As for online shopping, well, the “Amazon effect” is not particularly difficult to understand. A paper from Harvard Business School presented to the Federal Reserve last summer raised the subject in regard to inflation, basically making the case that price transparency is more widespread than ever, making it increasingly difficult for any retailer to raise prices (they could, of course, but it is so easy to compare prices online that anyone who attempts it would quickly find customers slipping away). And price-transparency aside, Amazon is gargantuan enough that it is able to keep prices low all by itself. That may not make much difference to wages (outside of the retail sector anyway), but it is certainly a big factor in keeping overall inflation in check.

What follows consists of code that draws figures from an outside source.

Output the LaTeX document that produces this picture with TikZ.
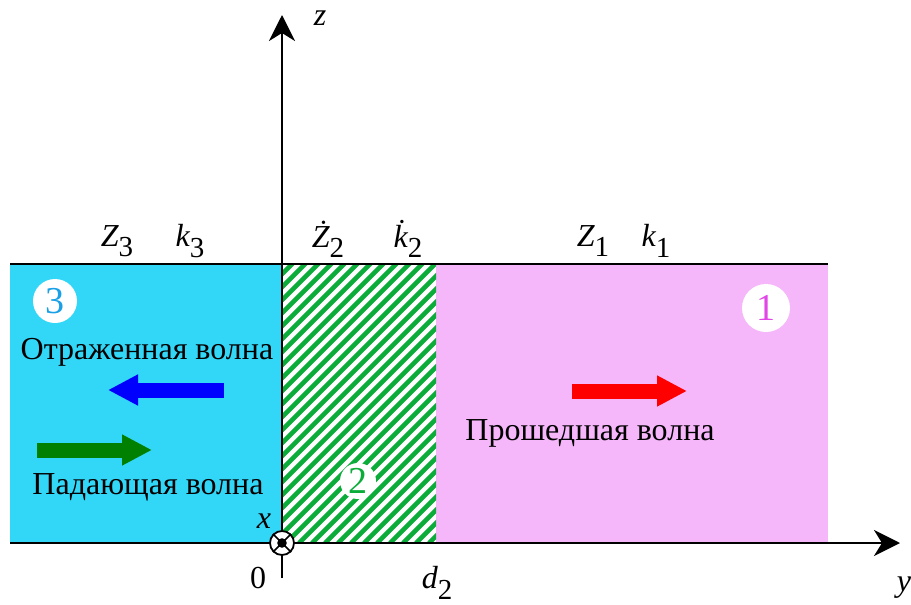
\documentclass[tikz,border=0pt]{standalone}
\usepackage{fontspec}
\setmainfont{Liberation Serif}
\usetikzlibrary{arrows.meta}
\definecolor{cmedthree}{RGB}{50,215,248}
\definecolor{cmedone}{RGB}{245,182,250}
\definecolor{chatch}{RGB}{12,172,58}
\definecolor{cnumthree}{RGB}{25,160,230}
\definecolor{cnumone}{RGB}{225,70,230}
\definecolor{cwavein}{RGB}{0,128,0}
\newcommand{\lowidx}[1]{\raisebox{-0.32em}{\upshape\fontsize{14.5}{16}\selectfont #1}}

\begin{document}
\begin{tikzpicture}[x=0.5pt,y=-0.5pt,
  axis/.style={line width=1.2pt,-{Stealth[length=13pt,width=13pt,inset=4pt]}},
  border/.style={line width=1pt},
  wave/.style={line width=7.5pt,-{Triangle[length=15pt,width=14.5pt]}},
  txt/.style={font=\fontsize{16}{18}\selectfont,inner sep=0pt},
  lbl/.style={font=\fontsize{16}{18}\selectfont\itshape,inner sep=0pt},
  num/.style={circle,fill=white,inner sep=0pt,font=\fontsize{19}{21}\selectfont}
]
\useasboundingbox (0,0) rectangle (911,605);
% media
\fill[cmedthree] (10,264) rectangle (282,543);
\fill[cmedone] (436,264) rectangle (828,543);
\begin{scope}
  \clip (282,264) rectangle (436,543);
  \foreach \s in {0,13,...,460}
    \draw[chatch,line width=2.3pt] (\s,543) -- ++(300,-300);
\end{scope}
% boundaries and axes
\coordinate (tl) at (10,264);
\coordinate (tr) at (828,264);
\coordinate (ys) at (10,543);
\coordinate (ye) at (900,543);
\coordinate (zs) at (282,578);
\coordinate (ze) at (282,15);
\draw[border] (tl) -- (tr);
\draw[axis] (ys) -- (ye);
\draw[axis] (zs) -- (ze);
\node[lbl] (zlab) at (320,18) {z};
\node[lbl] (ylab) at (904,588) {y};
% origin, x axis out of page
\node[circle,draw,line width=0.9pt,fill=white,minimum size=12pt,inner sep=0pt] (orig) at (282,543) {};
\draw[line width=0.8pt] (orig.north west) -- (orig.south east) (orig.north east) -- (orig.south west);
\fill (orig.center) circle (2.4pt);
\node[lbl] (xlab) at (264,521) {x};
\node[txt] (zero) at (258,578) {0};
\node[lbl] (dlab) at (437,583) {d\lowidx{2}};
% parameters
\node[lbl] (zthree) at (117,241) {Z\lowidx{3}};
\node[lbl] (kthree) at (190,241) {k\lowidx{3}};
\node[lbl] (ztwo) at (328,239) {\.{Z}\lowidx{2}};
\node[lbl] (ktwo) at (408,239) {\.{k}\lowidx{2}};
\node[lbl] (zone) at (593,241) {Z\lowidx{1}};
\node[lbl] (kone) at (656,241) {k\lowidx{1}};
% medium numbers
\node[num,minimum size=22pt,text=cnumthree] (mthree) at (55,301) {3};
\node[num,minimum size=18pt,text=chatch] (mtwo) at (358,481) {2};
\node[num,minimum size=24pt,text=cnumone] (mone) at (766,308) {1};
% waves
\coordinate (rs) at (224,390);
\coordinate (re) at (108,390);
\coordinate (is) at (37,450);
\coordinate (ie) at (152,450);
\coordinate (ts) at (572,391);
\coordinate (te) at (687,391);
\draw[wave,blue] (rs) -- (re);
\draw[wave,cwavein] (is) -- (ie);
\draw[wave,red] (ts) -- (te);
\node[txt] (refl) at (147,352) {Отраженная волна};
\node[txt] (inc) at (148,487) {Падающая волна};
\node[txt] (trans) at (590,433) {Прошедшая волна};
\end{tikzpicture}
\end{document}
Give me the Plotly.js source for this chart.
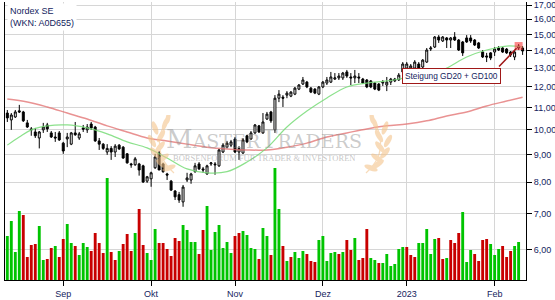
<!DOCTYPE html>
<html><head><meta charset="utf-8">
<script src="https://cdn.plot.ly/plotly-3.0.1.min.js"></script>
<style>html,body{margin:0;padding:0;background:#fff}#c{width:555px;height:300px}</style>
</head><body><div id="c"></div>
<script>
// trading-day index 0 = 12 Aug 2022 ... 129 = 10 Feb 2023
const monthTickIdx = [14, 36, 57, 79, 100, 122];
const monthTickText = ["Sep", "Okt", "Nov", "Dez", "2023", "Feb"];
const priceTicks = [6,7,8,9,10,11,12,13,14,15,16,17];

const open = [10.74,10.43,10.56,10.84,10.79,10.30,10.04,9.91,9.66,10.00,10.21,9.87,9.70,9.87,9.45,9.62,9.41,9.87,9.66,10.08,
10.00,10.25,10.12,9.54,9.41,9.10,9.24,9.10,9.37,9.29,9.03,8.65,8.62,8.65,8.58,8.04,8.12,8.51,9.06,8.65,
8.29,8.04,7.71,7.59,7.36,8.08,8.08,8.37,8.65,8.47,8.29,8.65,8.65,8.58,9.10,9.29,9.37,9.62,9.10,9.06,
9.75,9.62,9.87,10.17,9.87,10.47,10.79,10.00,11.44,11.49,11.59,11.54,11.64,11.89,12.15,12.25,11.94,11.89,11.64,12.00,
12.20,12.25,12.41,12.47,12.47,12.79,12.52,12.47,12.52,12.41,12.36,12.31,12.20,12.15,12.20,12.10,12.25,12.31,12.36,12.79,
13.00,13.00,13.00,13.23,13.06,13.34,14.10,14.22,14.84,14.59,14.78,14.65,14.84,14.65,14.53,14.78,14.78,14.65,14.47,13.92,
13.69,13.87,13.92,14.16,14.16,14.10,13.92,13.63,14.16,14.16];
const high = [10.88,10.74,10.88,11.12,10.84,10.43,10.12,10.08,9.95,10.30,10.30,9.95,9.91,9.95,9.50,9.87,9.91,10.34,9.91,10.21,
10.25,10.34,10.17,9.66,9.45,9.41,9.33,9.41,9.41,9.33,9.06,8.69,8.91,8.69,8.62,8.22,8.37,9.03,9.14,8.69,
8.33,8.08,7.74,7.68,7.91,8.33,8.33,8.69,8.72,8.54,8.62,8.72,8.72,9.22,9.45,9.54,9.58,9.70,9.33,9.66,
9.79,9.95,10.25,10.21,10.74,10.79,10.84,11.59,11.84,11.59,11.79,11.79,12.00,12.15,12.52,12.31,12.00,11.94,12.05,12.31,
12.52,12.79,12.73,12.73,12.79,12.90,12.73,12.90,12.73,12.47,12.41,12.36,12.25,12.20,12.36,12.52,12.47,12.47,12.73,13.34,
13.34,13.23,13.45,13.34,13.51,14.16,14.28,14.90,14.96,14.90,14.84,14.84,15.15,14.71,14.59,14.96,14.96,14.71,14.53,14.04,
13.87,13.92,14.22,14.28,14.22,14.16,13.98,14.04,14.40,14.28];
const low = [10.34,10.00,10.52,10.74,10.34,10.08,9.75,9.66,9.24,9.87,9.91,9.66,9.50,9.54,9.03,9.29,9.37,9.75,9.58,9.91,
9.87,10.00,9.50,9.18,9.18,8.99,8.80,8.91,9.18,8.84,8.66,8.51,8.58,8.23,7.98,7.98,7.85,8.47,8.43,8.33,
8.08,7.71,7.42,7.33,7.21,8.01,7.95,8.33,8.43,8.33,8.26,8.58,8.26,8.54,9.06,9.24,9.29,9.06,8.80,9.03,
9.45,9.58,9.83,9.87,9.83,10.43,10.30,9.87,11.25,11.02,11.44,11.49,11.59,11.84,12.10,11.94,11.69,11.64,11.59,11.94,
12.10,12.20,12.36,12.36,12.36,12.47,12.10,12.20,12.20,12.15,11.94,11.94,11.84,11.79,12.05,11.79,12.10,12.25,12.31,12.73,
12.90,12.90,12.96,12.90,13.00,13.29,13.98,14.16,14.47,14.53,14.16,14.16,14.59,13.98,13.69,14.47,14.47,14.28,14.10,13.57,
13.34,13.45,13.69,13.98,13.87,13.81,13.63,13.45,14.04,13.75];
const close = [10.52,10.65,10.79,10.79,10.39,10.12,10.00,9.75,9.91,10.12,10.04,9.70,9.66,9.58,9.14,9.70,9.87,9.79,9.83,10.03,
10.12,10.08,9.54,9.41,9.24,9.24,9.10,9.33,9.22,8.87,8.69,8.62,8.84,8.43,8.01,8.19,8.33,8.91,8.43,8.37,
8.25,7.74,7.52,7.42,7.84,8.15,8.29,8.58,8.47,8.43,8.58,8.69,8.62,9.18,9.37,9.45,9.50,9.10,9.24,9.58,
9.50,9.87,10.21,9.91,10.34,10.69,10.39,11.44,11.64,11.44,11.69,11.74,11.94,12.10,12.36,12.00,11.74,11.69,12.00,12.25,
12.36,12.52,12.47,12.57,12.73,12.57,12.47,12.57,12.47,12.20,12.00,12.00,11.89,11.84,12.25,12.25,12.41,12.41,12.62,13.23,
13.23,13.12,13.34,13.00,13.45,14.04,14.16,14.84,14.65,14.84,14.65,14.78,14.65,14.04,13.87,14.53,14.59,14.34,14.16,13.63,
13.63,13.57,14.10,14.04,13.92,13.87,13.75,13.92,14.28,13.98];

// volume in million shares, 1 = rising bar (green), 0 = falling bar (red)
const volume = [1.76,2.36,1.12,2.76,2.60,0.92,1.40,1.44,2.16,0.80,0.84,1.28,1.36,0.92,1.64,2.24,1.48,1.36,1.00,1.48,
1.32,1.16,1.88,1.48,1.08,4.08,1.12,0.80,1.16,1.44,1.84,1.16,1.88,2.84,1.40,1.08,0.80,2.04,1.48,1.48,
1.24,0.96,1.68,1.56,2.20,2.00,1.52,1.52,1.04,2.00,2.96,1.20,1.92,2.20,1.28,1.52,1.08,1.76,1.88,1.96,
1.80,1.28,1.24,0.84,2.08,1.76,1.00,4.48,2.84,1.36,0.76,0.92,1.12,0.88,1.16,1.04,0.76,0.72,1.60,1.76,
0.76,1.08,1.12,1.04,1.12,1.60,1.20,1.68,0.80,0.88,2.04,0.88,0.80,0.68,0.68,1.04,0.56,0.64,1.24,1.32,
1.32,1.00,0.92,1.48,1.48,2.04,1.04,1.64,1.68,0.84,0.88,1.60,1.48,1.88,2.72,0.72,1.20,1.04,0.76,1.60,
1.64,1.44,1.00,1.24,1.36,0.92,1.16,1.36,1.52,null];
const volumeUp = [1,1,1,1,0,0,0,0,1,1,0,0,1,0,0,1,1,0,1,1,
1,0,0,0,0,1,0,0,1,0,0,0,1,0,0,1,1,1,0,0,
0,0,0,0,1,1,1,1,0,0,1,1,1,1,1,1,1,0,0,1,
1,1,1,0,1,1,0,1,1,0,1,0,1,1,1,0,0,0,1,1,
1,1,1,0,1,0,0,1,0,0,0,1,1,0,1,1,1,1,1,1,
0,0,0,1,1,1,1,1,0,0,1,0,0,0,1,1,1,0,0,0,
0,1,1,1,0,0,0,1,1,1];

// moving averages read at sample positions
const gd100Idx = [0,5,10,15,20,25,30,35,40,45,50,55,60,65,70,75,80,85,90,95,100,105,110,115,120,125,129];
const gd100 = [11.40,11.26,11.02,10.74,10.47,10.17,9.91,9.66,9.54,9.41,9.29,9.22,9.18,9.18,9.29,9.45,9.70,9.87,10.04,10.17,10.25,10.39,10.61,10.79,11.07,11.30,11.49];
const gd20Idx = [0,3,6,10,15,20,25,30,35,40,45,50,55,60,65,70,75,80,85,90,95,100,105,110,115,120,125,129];
const gd20 = [9.37,9.70,10.00,10.17,10.21,10.08,9.83,9.50,9.26,8.87,8.47,8.33,8.37,8.72,9.26,10.12,10.83,11.45,12.00,12.20,12.31,12.47,12.57,13.00,13.63,14.04,14.28,14.22];

const idx = open.map((_, i) => i);
const markIdx = 128;

const txtCol = '#14245e';
const fam = 'Liberation Sans, Arial, sans-serif';

// laurel decoration (watermark logo)
function laurel(mirror){
  const leaves = [
    [23,53,7,2.6,-20],[16,49,7,2.6,35],
    [17,43,7,2.6,-35],[9,38,7,2.6,50],
    [14,32,7,2.6,-50],[6,26,7,2.6,60],
    [15,21,7,2.6,-60],[9,13,7,2.6,70],
    [19,9,6.5,2.4,-70],[22,3,6,2.3,-80]
  ];
  let s = '<svg xmlns="http://www.w3.org/2000/svg" width="40" height="60" viewBox="0 0 40 60">';
  s += '<g' + (mirror ? ' transform="translate(40,0) scale(-1,1)"' : '') + ' fill="#f4c48c">';
  s += '<path d="M28 58 Q2 35 22 2" stroke="#f4c48c" stroke-width="1.2" fill="none"/>';
  leaves.forEach(l => { s += '<ellipse cx="'+l[0]+'" cy="'+l[1]+'" rx="'+l[2]+'" ry="'+l[3]+'" transform="rotate('+l[4]+' '+l[0]+' '+l[1]+')"/>'; });
  s += '</g></svg>';
  return 'data:image/svg+xml;charset=utf-8,' + encodeURIComponent(s);
}

const traces = [
  {type:'bar', x: idx, y: volume, yaxis:'y2', width:0.72,
   marker:{color: volumeUp.map(u => u ? '#00c400' : '#c80000'), line:{width:0}},
   hoverinfo:'skip', showlegend:false},
  {type:'scatter', mode:'lines', x: gd100Idx, y: gd100, line:{color:'rgba(225,110,110,0.75)', width:1.5, shape:'spline'}, showlegend:false, hoverinfo:'skip'},
  {type:'scatter', mode:'lines', x: gd20Idx, y: gd20, line:{color:'rgba(120,220,120,0.85)', width:1.2, shape:'spline'}, showlegend:false, hoverinfo:'skip'},
  {type:'candlestick', x: idx, open, high, low, close, whiskerwidth:0,
   increasing:{line:{color:'#000', width:1}, fillcolor:'#ffffff'},
   decreasing:{line:{color:'#000', width:1}, fillcolor:'#000000'},
   showlegend:false, hoverinfo:'skip'},
  {type:'scatter', mode:'markers', x:[markIdx], y:[close[markIdx]],
   marker:{symbol:'square', size:8, color:'rgba(250,60,60,0.6)'}, showlegend:false, hoverinfo:'skip'}
];

const layout = {
  width:555, height:300,
  margin:{l:5, r:29, t:2, b:20},
  paper_bgcolor:'#fff', plot_bgcolor:'#fff',
  separators:',.',
  showlegend:false,
  font:{family:fam, size:9, color:txtCol},
  xaxis:{type:'linear', range:[-0.58, 129.85], tickvals: monthTickIdx, ticktext: monthTickText,
    ticks:'outside', ticklen:5, tickcolor:'#000', showline:true, linecolor:'#000', linewidth:1,
    showgrid:true, gridcolor:'#d6d6d6', zeroline:false, rangeslider:{visible:false},
    tickfont:{family:fam, size:9, color:txtCol}},
  yaxis:{type:'log', side:'right', range:[Math.log10(5.281), Math.log10(17.22)],
    tickvals: priceTicks, tickformat:'.2f',
    ticks:'outside', ticklen:5, tickcolor:'#000', showline:true, mirror:true, linecolor:'#000', linewidth:1,
    showgrid:true, gridcolor:'#d6d6d6', zeroline:false,
    tickfont:{family:fam, size:9, color:txtCol}},
  yaxis2:{overlaying:'y', range:[0, 11.12], visible:false, fixedrange:true},
  images:[
    {source: laurel(false), xref:'paper', yref:'paper', x:(146-5)/521, y:1-(115-2)/278,
     sizex:40/521, sizey:60/278, xanchor:'left', yanchor:'top', sizing:'stretch', opacity:0.6, layer:'above'},
    {source: laurel(true), xref:'paper', yref:'paper', x:(354-5)/521, y:1-(115-2)/278,
     sizex:40/521, sizey:60/278, xanchor:'left', yanchor:'top', sizing:'stretch', opacity:0.6, layer:'above'}
  ],
  annotations:[
    {xref:'paper', yref:'paper', x:0.004, y:0.995, xanchor:'left', yanchor:'top', align:'left',
     text:'Nordex SE<br>(WKN: A0D655)', showarrow:false, bgcolor:'#fff', borderpad:2,
     font:{family:fam, size:9, color:txtCol}},
    {xref:'paper', yref:'paper', x:0.497, y:0.507, xanchor:'center', yanchor:'middle', showarrow:false,
     text:'M<span style="font-size:19px">ASTER</span>T<span style="font-size:19px">RADERS</span>',
     font:{family:'DejaVu Serif, Liberation Serif, serif', size:26, color:'rgba(140,140,140,0.45)'}},
    {xref:'paper', yref:'paper', x:0.497, y:0.439, xanchor:'center', yanchor:'middle', showarrow:false,
     text:'BÖRSENFORUM FÜR TRADER &amp; INVESTOREN',
     font:{family:'Liberation Serif, serif', size:8.5, color:'rgba(140,140,140,0.5)'}},
    {xref:'x', yref:'y', x: markIdx, y: Math.log10(close[markIdx]), ax:-21, ay:22, text:'',
     showarrow:true, arrowhead:0, arrowwidth:1.5, arrowcolor:'#a01818', standoff:3},
    {xref:'x', yref:'y', x: markIdx, y: Math.log10(close[markIdx]), xshift:-67.5, yshift:-29.5,
     text:'Steigung GD20 + GD100', showarrow:false, bgcolor:'#fff', bordercolor:'#a01818', borderwidth:1, borderpad:2,
     font:{family:fam, size:8.3, color:txtCol}}
  ]
};

Plotly.newPlot('c', traces, layout, {staticPlot:true, displayModeBar:false});
</script></body></html>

As the Dallas Fed paper points out, by itself neither this trend nor the rise of the gig economy would be enough to destroy the long-established relationship between inflation and employment, but together they seem to be doing the job. Whether this is a good news or bad news story really depends on your perspective. If the labour market is being remade and workers are losing their bargaining power, that is certainly an issue to be concerned about. But that is only part of the story.

Indeed, the really big story is that we seem to have decoupled the unemployment rate and the inflation rate, at least to some extent. That is a fairly blockbuster off-shoot from what is, of course, fairly blockbuster technology. It means that whatever wages workers do negotiate, they are not seeing their gains eroded by inflation at the pace they might have in the past. In turn, that also means that central banks may be able to keep interest rates lower for longer than would ever have seemed possible under the old rules.